Alongside steward-ownership, other models, like cooperatives and employee ownership, are also gaining momentum. By the way, you’ll have a chance to learn more about the latter model in our Resident Circle with ustwo studios, a digital product studio, on July 29.
So how does it all add up to creating change for a more equitable sustainable economy?
We reached out to the team at Purpose Foundation—Adrian and Achim Hansen, Maike Kauffmann, Christoph Bietz, Lilly Pokraka, and others—via email with a few questions.
Here’s what they said:
“We strongly believe that in order to build companies that are a healthy place to work in, and that are able to serve a purpose in the long run, we need organizational structures and financing opportunities that are compatible with the companies’ mission orientation and culture. Steward-ownership can be a valuable alternative for companies and organizations that wish to protect their purpose-orientation and corporate independence in the long term. The separation of economic and voting rights ensures that purpose will always come before shareholder value maximization. However, it takes more than one concept to create an economy that serves people and the planet in the long term.
As Kate Raworth, author of Doughnut Economics, wrote: ‘[A regenerative economic design] calls for redefining the purpose of business and the functions of finance. [...] It is a redesign process that will emerge not from textbook theories, but from the innovative experiments of those who are trying to bring it about.’ Steward-ownership is a puzzle piece enabling companies to do exactly this.

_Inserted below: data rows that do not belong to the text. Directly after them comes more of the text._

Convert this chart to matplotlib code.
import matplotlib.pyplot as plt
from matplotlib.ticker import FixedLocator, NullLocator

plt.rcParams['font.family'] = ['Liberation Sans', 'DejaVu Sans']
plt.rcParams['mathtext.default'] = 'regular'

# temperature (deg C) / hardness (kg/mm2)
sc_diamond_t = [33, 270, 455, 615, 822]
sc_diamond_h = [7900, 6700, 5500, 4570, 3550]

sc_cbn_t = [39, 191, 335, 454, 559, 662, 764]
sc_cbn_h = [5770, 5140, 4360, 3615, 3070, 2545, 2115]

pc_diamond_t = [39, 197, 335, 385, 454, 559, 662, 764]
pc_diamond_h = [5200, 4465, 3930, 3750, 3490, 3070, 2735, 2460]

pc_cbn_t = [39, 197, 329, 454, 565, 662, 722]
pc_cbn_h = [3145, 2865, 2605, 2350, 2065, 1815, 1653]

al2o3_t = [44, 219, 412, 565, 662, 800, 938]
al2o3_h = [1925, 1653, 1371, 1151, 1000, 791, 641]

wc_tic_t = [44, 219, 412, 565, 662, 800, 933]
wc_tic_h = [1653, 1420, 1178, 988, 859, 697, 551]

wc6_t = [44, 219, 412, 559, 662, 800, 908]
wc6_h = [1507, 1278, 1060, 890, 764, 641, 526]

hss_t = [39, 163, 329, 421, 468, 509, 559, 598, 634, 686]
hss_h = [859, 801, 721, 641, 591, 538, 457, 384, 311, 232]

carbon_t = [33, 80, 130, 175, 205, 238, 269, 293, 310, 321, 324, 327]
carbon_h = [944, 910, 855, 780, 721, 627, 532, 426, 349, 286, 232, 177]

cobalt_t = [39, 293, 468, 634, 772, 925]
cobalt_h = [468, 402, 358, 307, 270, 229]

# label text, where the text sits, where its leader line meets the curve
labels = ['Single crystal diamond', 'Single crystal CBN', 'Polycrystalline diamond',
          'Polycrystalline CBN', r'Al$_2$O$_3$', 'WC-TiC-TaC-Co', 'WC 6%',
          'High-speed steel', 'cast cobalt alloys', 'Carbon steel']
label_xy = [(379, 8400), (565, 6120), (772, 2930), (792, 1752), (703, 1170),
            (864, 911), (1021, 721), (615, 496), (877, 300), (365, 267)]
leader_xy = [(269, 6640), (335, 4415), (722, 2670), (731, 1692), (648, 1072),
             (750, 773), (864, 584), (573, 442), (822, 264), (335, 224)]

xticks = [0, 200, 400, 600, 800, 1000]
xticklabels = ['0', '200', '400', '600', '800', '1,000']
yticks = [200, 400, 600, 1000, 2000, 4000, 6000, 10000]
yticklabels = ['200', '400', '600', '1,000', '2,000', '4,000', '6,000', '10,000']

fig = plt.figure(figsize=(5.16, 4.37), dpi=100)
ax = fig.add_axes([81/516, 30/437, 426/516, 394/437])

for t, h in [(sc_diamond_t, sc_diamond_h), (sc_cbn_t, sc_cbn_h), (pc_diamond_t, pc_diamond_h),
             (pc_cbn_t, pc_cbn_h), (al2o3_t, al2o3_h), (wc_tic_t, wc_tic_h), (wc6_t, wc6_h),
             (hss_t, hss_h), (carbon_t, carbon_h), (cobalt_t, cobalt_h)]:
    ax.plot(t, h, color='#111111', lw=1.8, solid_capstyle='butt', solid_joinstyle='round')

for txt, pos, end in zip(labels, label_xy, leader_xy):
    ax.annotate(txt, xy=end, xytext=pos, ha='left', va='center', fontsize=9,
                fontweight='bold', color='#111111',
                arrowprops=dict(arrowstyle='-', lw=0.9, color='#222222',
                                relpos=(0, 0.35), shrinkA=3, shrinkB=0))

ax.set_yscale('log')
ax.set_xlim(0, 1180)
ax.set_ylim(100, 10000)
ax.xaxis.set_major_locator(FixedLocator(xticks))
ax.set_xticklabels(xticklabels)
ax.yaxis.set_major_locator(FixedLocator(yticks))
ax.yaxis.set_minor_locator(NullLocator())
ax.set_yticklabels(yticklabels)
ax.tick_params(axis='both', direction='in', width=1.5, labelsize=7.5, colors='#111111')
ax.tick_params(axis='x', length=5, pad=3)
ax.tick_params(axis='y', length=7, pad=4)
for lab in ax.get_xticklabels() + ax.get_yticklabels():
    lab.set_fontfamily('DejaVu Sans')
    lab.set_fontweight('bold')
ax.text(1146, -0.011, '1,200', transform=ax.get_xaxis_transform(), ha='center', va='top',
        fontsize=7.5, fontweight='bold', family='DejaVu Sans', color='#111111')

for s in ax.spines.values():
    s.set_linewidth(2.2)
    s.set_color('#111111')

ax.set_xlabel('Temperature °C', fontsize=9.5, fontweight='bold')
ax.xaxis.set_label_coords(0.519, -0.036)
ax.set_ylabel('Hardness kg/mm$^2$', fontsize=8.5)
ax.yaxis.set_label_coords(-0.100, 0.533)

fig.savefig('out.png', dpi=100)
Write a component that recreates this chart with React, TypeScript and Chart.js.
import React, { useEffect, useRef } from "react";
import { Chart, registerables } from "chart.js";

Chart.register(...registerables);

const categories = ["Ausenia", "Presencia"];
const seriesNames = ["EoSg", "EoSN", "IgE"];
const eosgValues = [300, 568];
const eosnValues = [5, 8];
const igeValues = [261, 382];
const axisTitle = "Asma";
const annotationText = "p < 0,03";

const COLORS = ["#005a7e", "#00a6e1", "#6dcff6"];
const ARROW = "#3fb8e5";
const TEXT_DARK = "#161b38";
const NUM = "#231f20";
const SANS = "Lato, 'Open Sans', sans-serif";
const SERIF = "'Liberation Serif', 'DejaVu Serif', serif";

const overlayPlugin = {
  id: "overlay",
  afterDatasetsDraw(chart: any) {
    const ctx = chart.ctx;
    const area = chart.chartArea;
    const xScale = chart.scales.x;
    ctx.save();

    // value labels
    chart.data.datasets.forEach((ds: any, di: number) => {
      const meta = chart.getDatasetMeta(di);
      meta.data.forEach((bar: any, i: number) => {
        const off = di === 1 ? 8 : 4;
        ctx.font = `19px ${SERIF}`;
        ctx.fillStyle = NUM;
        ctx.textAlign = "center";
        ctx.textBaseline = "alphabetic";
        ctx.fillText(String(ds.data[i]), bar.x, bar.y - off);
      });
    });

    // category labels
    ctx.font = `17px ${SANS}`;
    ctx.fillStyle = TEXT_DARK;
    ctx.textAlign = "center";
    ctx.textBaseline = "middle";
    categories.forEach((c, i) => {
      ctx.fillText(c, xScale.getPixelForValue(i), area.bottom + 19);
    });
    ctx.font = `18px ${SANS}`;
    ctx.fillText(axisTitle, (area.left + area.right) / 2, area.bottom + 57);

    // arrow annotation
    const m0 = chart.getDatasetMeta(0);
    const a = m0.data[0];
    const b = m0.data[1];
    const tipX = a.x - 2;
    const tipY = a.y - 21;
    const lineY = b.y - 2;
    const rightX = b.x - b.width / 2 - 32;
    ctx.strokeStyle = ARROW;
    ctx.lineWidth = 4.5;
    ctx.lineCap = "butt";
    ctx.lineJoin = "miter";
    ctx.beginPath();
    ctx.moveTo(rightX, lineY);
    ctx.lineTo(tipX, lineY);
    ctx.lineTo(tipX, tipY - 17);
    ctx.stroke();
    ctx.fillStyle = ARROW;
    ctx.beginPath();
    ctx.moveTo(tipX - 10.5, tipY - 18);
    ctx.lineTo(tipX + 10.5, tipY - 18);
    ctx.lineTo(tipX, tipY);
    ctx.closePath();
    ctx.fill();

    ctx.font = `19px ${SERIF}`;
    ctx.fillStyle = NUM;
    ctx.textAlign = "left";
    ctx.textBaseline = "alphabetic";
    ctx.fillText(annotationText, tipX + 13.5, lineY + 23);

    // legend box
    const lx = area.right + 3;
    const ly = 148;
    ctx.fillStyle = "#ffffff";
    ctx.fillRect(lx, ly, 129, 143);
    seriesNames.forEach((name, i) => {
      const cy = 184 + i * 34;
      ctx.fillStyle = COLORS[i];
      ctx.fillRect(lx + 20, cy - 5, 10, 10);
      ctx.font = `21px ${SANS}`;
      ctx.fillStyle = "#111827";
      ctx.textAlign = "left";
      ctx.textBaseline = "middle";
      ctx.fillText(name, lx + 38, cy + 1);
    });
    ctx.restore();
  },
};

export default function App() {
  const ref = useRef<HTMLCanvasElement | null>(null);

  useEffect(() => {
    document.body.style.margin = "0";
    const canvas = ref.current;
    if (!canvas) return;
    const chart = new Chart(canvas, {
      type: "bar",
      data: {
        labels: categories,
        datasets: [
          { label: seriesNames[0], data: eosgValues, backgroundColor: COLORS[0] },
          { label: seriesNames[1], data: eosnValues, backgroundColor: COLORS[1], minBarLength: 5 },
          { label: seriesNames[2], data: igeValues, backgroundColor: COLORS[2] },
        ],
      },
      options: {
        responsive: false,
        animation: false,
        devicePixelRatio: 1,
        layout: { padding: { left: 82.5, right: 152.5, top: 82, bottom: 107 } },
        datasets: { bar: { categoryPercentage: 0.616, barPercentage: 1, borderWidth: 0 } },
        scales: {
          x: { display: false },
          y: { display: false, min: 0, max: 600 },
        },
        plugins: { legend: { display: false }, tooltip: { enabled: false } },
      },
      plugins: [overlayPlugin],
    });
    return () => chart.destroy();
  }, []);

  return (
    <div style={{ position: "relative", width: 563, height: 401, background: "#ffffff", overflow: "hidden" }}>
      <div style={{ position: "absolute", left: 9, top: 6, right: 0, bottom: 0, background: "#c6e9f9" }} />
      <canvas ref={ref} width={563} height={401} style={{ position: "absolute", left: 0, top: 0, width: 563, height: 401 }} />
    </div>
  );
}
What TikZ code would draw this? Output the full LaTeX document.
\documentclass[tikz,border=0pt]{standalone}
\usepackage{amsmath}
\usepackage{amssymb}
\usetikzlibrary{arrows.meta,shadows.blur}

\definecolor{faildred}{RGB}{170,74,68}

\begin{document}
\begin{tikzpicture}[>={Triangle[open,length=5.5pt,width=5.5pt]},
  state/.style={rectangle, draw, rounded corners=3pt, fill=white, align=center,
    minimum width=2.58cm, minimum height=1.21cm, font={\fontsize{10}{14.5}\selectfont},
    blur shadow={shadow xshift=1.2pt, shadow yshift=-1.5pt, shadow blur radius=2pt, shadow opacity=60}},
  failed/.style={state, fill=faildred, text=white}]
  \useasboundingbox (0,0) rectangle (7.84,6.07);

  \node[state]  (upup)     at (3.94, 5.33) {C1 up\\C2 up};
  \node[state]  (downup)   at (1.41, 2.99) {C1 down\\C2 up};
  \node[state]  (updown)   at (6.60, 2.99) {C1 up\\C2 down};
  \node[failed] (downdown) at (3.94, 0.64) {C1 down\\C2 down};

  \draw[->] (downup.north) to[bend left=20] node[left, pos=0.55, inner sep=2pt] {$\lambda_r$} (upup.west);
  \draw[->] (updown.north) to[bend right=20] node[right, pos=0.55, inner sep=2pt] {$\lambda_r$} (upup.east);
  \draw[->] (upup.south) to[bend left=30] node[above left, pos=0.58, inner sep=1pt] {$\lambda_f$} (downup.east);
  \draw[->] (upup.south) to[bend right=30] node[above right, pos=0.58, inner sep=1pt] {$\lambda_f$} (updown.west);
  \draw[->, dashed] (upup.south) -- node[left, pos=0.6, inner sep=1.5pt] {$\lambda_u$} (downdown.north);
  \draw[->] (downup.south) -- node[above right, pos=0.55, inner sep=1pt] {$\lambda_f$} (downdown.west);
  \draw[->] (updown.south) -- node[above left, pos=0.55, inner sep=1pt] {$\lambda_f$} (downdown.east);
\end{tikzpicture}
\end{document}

There are so many innovative businesses and inspiring entrepreneurs who are convinced that their business can act as a puzzle piece toward a more equitable and sustainable future in general, or for their community in particular: Ecosia, the search engine that plants trees, Wildplastic, a startup collecting wild plastic to bring it back into the production cycle, or local businesses such as Firebrand, an Oakland-based bakery hiring formerly homeless and incarcerated people, or Locales Conectados, a Chilean-based initiative with the mission to strengthen local cohesion and engagement. All four share the goal of taking responsibility for their and our common future, and use steward-ownership as one way to do so. But it doesn’t stop there, we increasingly receive inquiries from businesses outside of what you would call ‘classic entrepreneurship’: hospitals and medical practices, farmers or entrepreneurs from real estate or construction industries who are looking for alternatives to shareholder value-maximizing structure. And for them too, steward-ownership seems a suitable solution.”